Questions for Discussion: How many days rest do you recommend your athletes? On average, how many days of school do your athletes lose due to a concussion?

Written by: Jane McDevitt, PhD
Reviewed by: Jeff Driban

Related Posts:

Thomas, D., Apps, J., Hoffmann, R., McCrea, M., & Hammeke, T. (2015). Benefits of Strict Rest After Acute Concussion: A Randomized Controlled Trial PEDIATRICS DOI: 10.1542/peds.2014-0966


Stacy Schurr, ATC said...

I thought this was an interesting article and was on the same page as far as your recommendations. I'm not sure there will ever truly be an "optimal" rest period because concussions and their effects are so individualized, especially in a sample of 11-22 year olds.

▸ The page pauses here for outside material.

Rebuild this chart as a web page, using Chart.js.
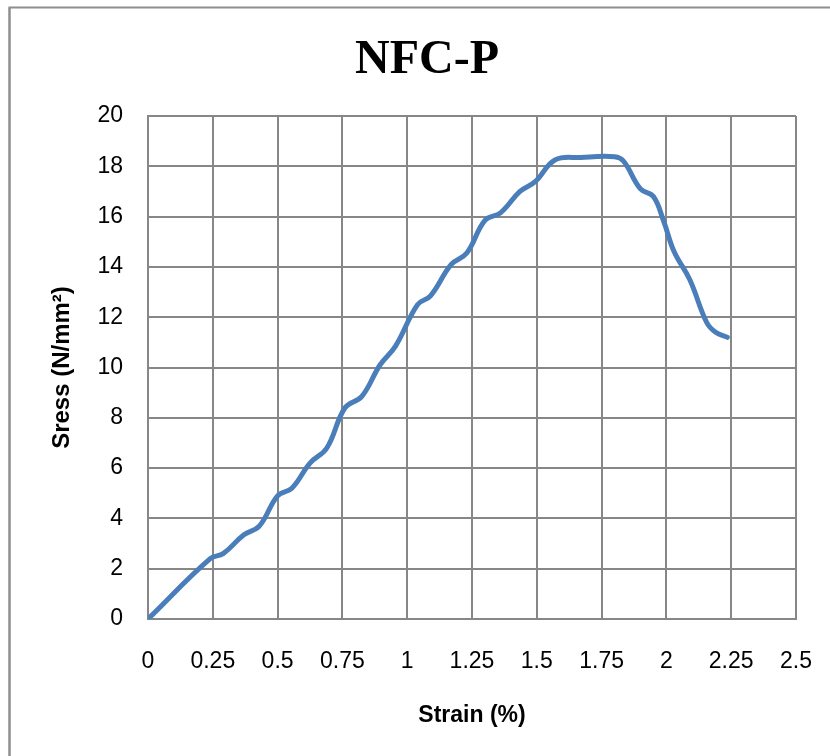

So I wasn't too surprised that the longer complete rest period did not help with symptoms. I've only been certified for a short time, but in my experience, holding an athlete from any activity for a longer period of time only lengthened the total recovery period. The athletes may have more time during their complete rest to think about their symptoms, with anxiety building to return to their sport. I have seen disrupted sleep patterns and increased stress a couple athletes who took longer to return. I think it just has to be more of a day to day, check with the athlete to determine when to increase activity rather than recommend a specific amount of rest.

Jane McDevitt said...


I agree, I am not sure there will ever be an "optimal" rest time since a concussion is such a multifaceted injury. I think you made some very interesting points about anxiety with a concussion injury. I can imagine that some athletes would start to be fearful about their brain health if they are not recovering in the "normal" time frame, which could affect their sleep and emotional stability. Maybe more research needs to be done on the best coping strategies that we as athletic trainers can provide to our athletes as they are recovering from a concussion.